How to know when to use $P(x)\wedge Q(x)$ and when to use $P(x)\to Q(x)$?

Question

When translating English phrases to mathematical statements using logical quantifiers, I find that I'm having trouble knowing the difference between $P(x)\wedge Q(x)$ and $P(x)\to Q(x)$.

For example:

Translate the following sentences using logical quantifiers:

1. All rationals are real
2. No rationals are real
3. Some rationals are real
4. Some reals are rational

My notes say the following:

• $Q(x)$: $x$ is rational

• $R(x)$: $x$ is real

  1. All rationals are real: $(\forall x)(Q(x)\to R(x))$
  2. No rationals re rel: $(\forall x)(Q(x)\to\neg R(x))$
  3. Some rationals are real: $(\exists x)(Q(x)\wedge R(x))$
  4. Some reals are rational: $(\exists x)(R(x)\wedge Q(x))$

So I have to wonder: Why, for number 1 and 2 is it not right to say $(\forall x)(Q(x)\wedge R(x))$? I've gotten many questions like this wrong because I said $A\to B$ when it was supposed to be $A\wedge B$.

Answer 1

Note that it is typically the case that $\forall$ is accompanied by $\rightarrow$, and $\exists$ by $\land$.

For all $x$, if $x$ is $P$ then $x$ is $Q$.
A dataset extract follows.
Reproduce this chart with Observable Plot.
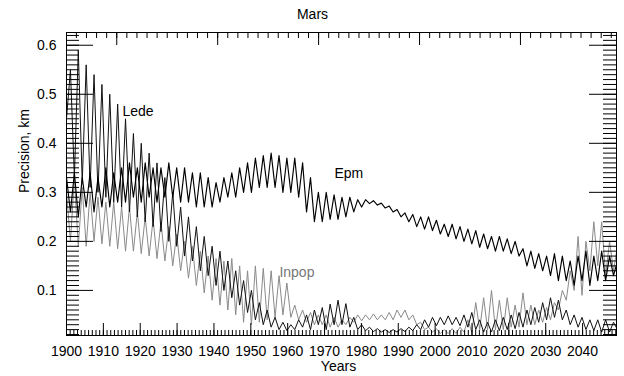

Exists some $x$ such that $x$ is $P$ and $x$ is $Q$.

Exercise:

Negate $\forall x(P(x) \rightarrow Q(x))$

• $\lnot \forall x(P(x) \rightarrow Q(x)) \equiv \exists x\lnot(P(x) \rightarrow Q(x)) \equiv \exists x \lnot(\lnot P(x) \lor Q(x)) \equiv \exists x (P(x) \land \lnot Q(x))$

Negate $\exists x(P(x) \land Q(x))$

• $\lnot \exists x(P(x) \land Q(x)) \equiv \forall x \lnot(P(x) \land Q(x)), \equiv \forall x (\lnot P(x) \lor \lnot Q(x)) \equiv \forall x(P(x) \rightarrow Q(x))$

Moving the negation inward, and see the form you arrive at in each case.

Answer 2

Suppose that $P(x)$ is something like "$x$ is rational". When you say "for all rational $x$, $Q(x)$ holds", what you're saying is "for all $x$, if $x$ is rational then $Q(x)$". That is: $$\forall x(P(x) \to Q(x))$$ When you say "there exists a rational $x$ such that $Q(x)$", what you're saying is "there exists an $x$, which is rational and also $Q(x)$". That is: $$\exists x(P(x) \wedge Q(x))$$

So the general rule is:

• $\forall$ uses $\to$
• $\exists$ uses $\wedge$

There's a more fundamental reason for this. $A \to B$ is the same as $\neg A \vee B$, and $\exists$ is the same as $\neg \forall \neg$. ("There exists a red car" is the same as saying "it's not the case that all cars aren't red".) So... $$\begin{align} &\exists x (P(x) \wedge Q(x))\\ \text{is equivalent to}\ &\neg \forall x \neg (P(x) \wedge Q(x))\\ \text{is equivalent to}\ &\neg \forall x (\neg P(x) \vee \neg Q(x))\\ \text{is equivalent to}\ &\neg \forall x (P(x) \to \neg Q(x))\end{align}$$ So really the $\wedge$ in the $\exists$ case does, in some sense, 'come from' a $\to$. The converse also holds.